Immigration advocates say that not only has Title 42 done more harm to public health than good, but the rule has been applied selectively. U.S. Customs and Border Protection have stopped migrants about 1.7 million times in the current federal fiscal year, which started Oct. 1. About half of those stops resulted in an expulsion under Title 42, according to the agency. About 65% of those were people from Mexico, while the vast majority of other expulsions involved people from El Salvador, Guatemala, and Honduras. In April, however, American authorities temporarily allowed Ukrainians in Mexican shelters to enter the U.S.
In many ways, the Alpizar family’s medical story isn’t the most extreme. Other migrants have immediate, life-threatening needs. In 2019, after five months waiting in a shelter, a Ugandan woman died in a Juárez hospital — the same week officials processed her asylum request. She died from sepsis, pneumonia, and tuberculosis, according to an autopsy.

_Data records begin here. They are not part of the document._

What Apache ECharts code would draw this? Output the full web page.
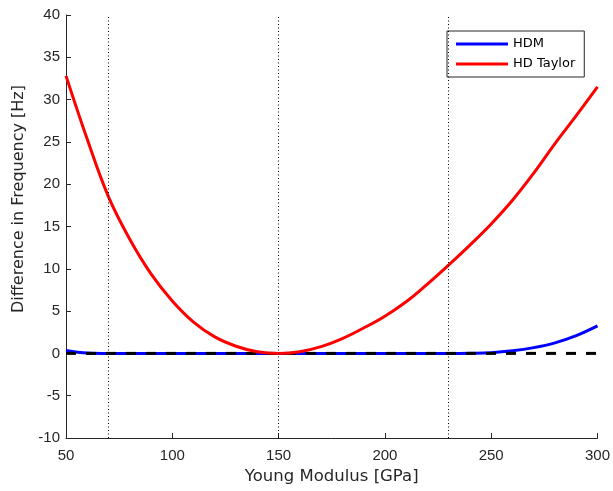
<!DOCTYPE html>
<html>
<head>
<meta charset="utf-8">
<script src="https://cdn.jsdelivr.net/npm/echarts@6/dist/echarts.min.js"></script>
<style>html,body{margin:0;padding:0;background:#fff;}#c{width:613px;height:491px;}</style>
</head>
<body>
<div id="c"></div>
<script>
const xValues = [50,60,70,80,90,100,110,120,130,140,150,160,170,180,190,200,210,220,230,240,250,260,270,280,290,300];
const hdTaylor = [32.8,25.3,18.5,13.5,9.4,6.2,3.7,1.95,0.85,0.2,0,0.2,0.8,1.75,3.0,4.4,6.1,8.2,10.45,12.8,15.3,18.1,21.3,24.8,28.1,31.5];
const hdm = [0.35,0.05,0,0,0,0,0,0,0,0,0,0,0,0,0,0,0,0,0,0.02,0.08,0.3,0.68,1.25,2.1,3.25];
const zeroLineX = [50,300];
const zeroLineY = [0,0];
const dottedX = [70,150,230];
const xTicks = {min:50,max:300,interval:50};
const yTicks = {min:-10,max:40,interval:5};
const xTitle = 'Young Modulus [GPa]';
const yTitle = 'Difference in Frequency [Hz]';

const pair = (xs, ys) => xs.map((x,i)=>[x, ys[i]]);
const chart = echarts.init(document.getElementById('c'));
const axisCol = '#262626';
const tickFont = 'Liberation Sans, Arial, sans-serif';
const textFont = 'DejaVu Sans, sans-serif';
chart.setOption({
  animation:false,
  grid:{left:66,right:12,top:15,bottom:53,containLabel:false},
  xAxis:{type:'value',min:xTicks.min,max:xTicks.max,interval:xTicks.interval,
    name:xTitle,nameLocation:'middle',nameGap:29,
    nameTextStyle:{fontFamily:textFont,fontSize:16.5,color:axisCol},
    axisLine:{show:true,onZero:false,lineStyle:{color:axisCol,width:1}},
    axisTick:{show:true,inside:true,length:5,lineStyle:{color:axisCol}},
    axisLabel:{fontFamily:tickFont,fontSize:15,color:axisCol,margin:10},
    splitLine:{show:false}},
  yAxis:{type:'value',min:yTicks.min,max:yTicks.max,interval:yTicks.interval,
    axisLine:{show:true,onZero:false,lineStyle:{color:axisCol,width:1}},
    axisTick:{show:true,inside:true,length:5,lineStyle:{color:axisCol}},
    axisLabel:{fontFamily:tickFont,fontSize:15,color:axisCol,margin:6},
    splitLine:{show:false}},
  graphic:[{type:'text',x:19,y:199,rotation:Math.PI/2,
    style:{text:yTitle,fontFamily:textFont,fontSize:16,fill:axisCol,align:'center',verticalAlign:'middle'}}],
  legend:{orient:'vertical',left:447,top:31,data:['HDM','HD Taylor'],
    icon:'rect',itemWidth:52,itemHeight:3,itemGap:6,
    padding:[6,9,6,9],borderColor:axisCol,borderWidth:1,backgroundColor:'#fff',borderRadius:0,
    textStyle:{fontFamily:textFont,fontSize:13,color:'#000',lineHeight:14}},
  series:[
    {name:'HDM',type:'line',data:pair(xValues,hdm),smooth:0.4,showSymbol:false,z:2,
      lineStyle:{color:'#0000ff',width:3},itemStyle:{color:'#0000ff'}},
    {name:'zero',type:'line',data:pair(zeroLineX,zeroLineY),showSymbol:false,z:3,
      lineStyle:{color:'#000',width:3,type:[10,10]},
      markLine:{silent:true,symbol:['none','none'],label:{show:false},
        lineStyle:{color:'#000',width:1,type:[1,2.5]},
        data:dottedX.map(x=>({xAxis:x}))}},
    {name:'HD Taylor',type:'line',data:pair(xValues,hdTaylor),smooth:0.4,showSymbol:false,z:4,
      lineStyle:{color:'#ff0000',width:3},itemStyle:{color:'#ff0000'}}
  ]
});
</script>
</body>
</html>
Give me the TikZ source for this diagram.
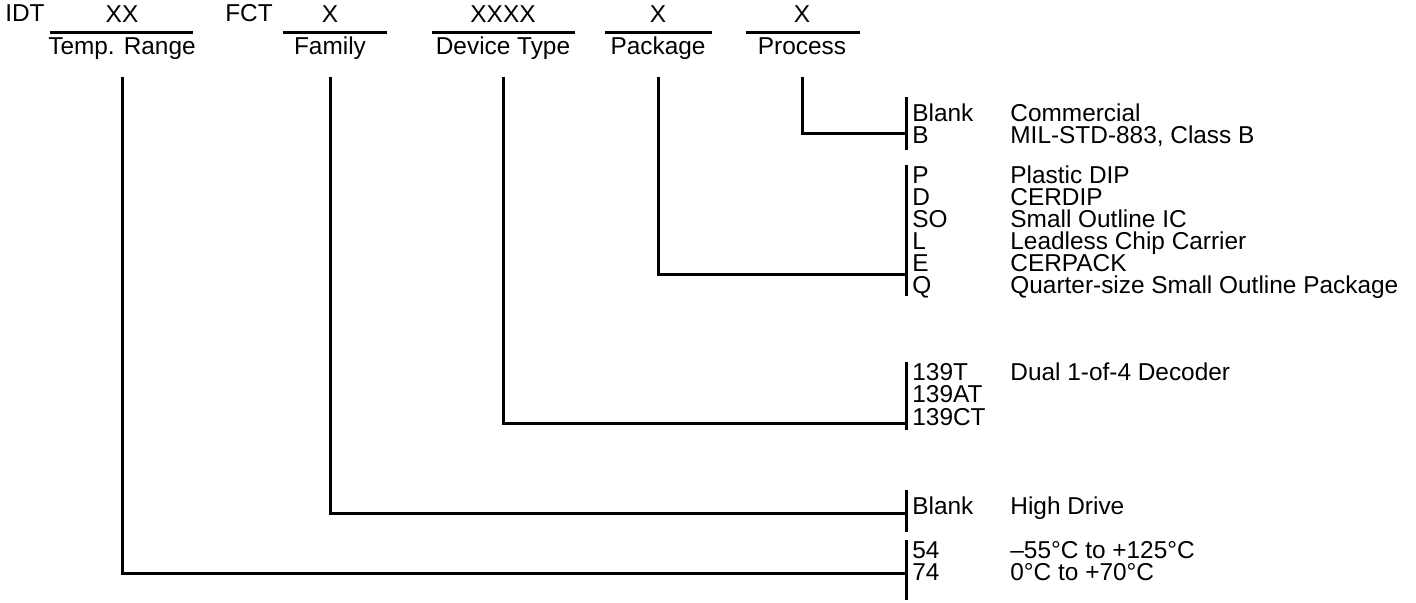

Alpizar’s situation reflects how U.S. immigration policy has outsourced migrant care to Mexico, said Jeremy Slack, an immigration researcher at the University of Texas-El Paso, who first met Alpizar during a weekly visit to Leona Vicario.
Federal courts have delayed or blocked the Biden administration’s attempts to lift some immigration policies. In May, days before Alpizar started her journey, a federal judge prevented the Biden administration from halting the Title 42 order.
Some nonprofits, meanwhile, seek to help migrants access care during their border waits. Hope Border Institute, a Catholic nonprofit, started a fund to assist them in seeing private doctors, paying for hospital stays, filling prescriptions, and covering transportation to appointments.
When a doctor advised Alpizar to put her son on a special diet, the family initially went shopping to buy him food not available in the shelter, which houses about 600 people. Later that day, however, when they checked a refrigerator that shelter residents share, the fruit and yogurt were gone. Pablo now shops three times a week, buying only small amounts to keep his son fed.
Then, in late July, a shelter doctor diagnosed José with conjunctivitis and gave him antibiotic eyedrops. Shortly afterward, his sister, Zoe, tested positive for covid, and the family was sent to the shelter’s isolation ward.
Gastrointestinal issues, respiratory illnesses like covid, and skin conditions are common in congregate facilities, like shelters, where people are packed into tight quarters, said Dr. Julie Linton, co-chair of the American Academy of Pediatrics’ Council on Immigrant Child and Family Health. She has treated many newly arrived kids who had multiple parasitic infections because they lacked clean water or access to sanitary conditions during their journey.
José could have something even more serious, but specialty care and testing are not available to migrants, said Dr. Bert Johansson, an El Paso pediatrician who volunteers in Mexican shelters.
Or José may just need a stable place to recover.
Chronic stress suppresses the immune system, which makes infections more likely and recovery harder, Linton said. The long waits are also causing or intensifying existing trauma, said Marisa Limón, senior director for advocacy and programming at the Hope Border Institute. Mental health ailments are among the most common health conditions for people in shelters and detention centers, said Linton.
In July, Las Americas officials told Alpizar that she would have to wait at least eight to 10 weeks before learning whether her family would be granted an exemption.
Alpizar has considered crossing illegally but doesn’t have the funds. A sense of desperation has led migrants to make that dangerous journey.
The lack of legal pathways to seek asylum “makes people take more risks, in more dangerous areas,” said Eddie Canales, director of the South Texas Human Rights Center. “The border is a graveyard.”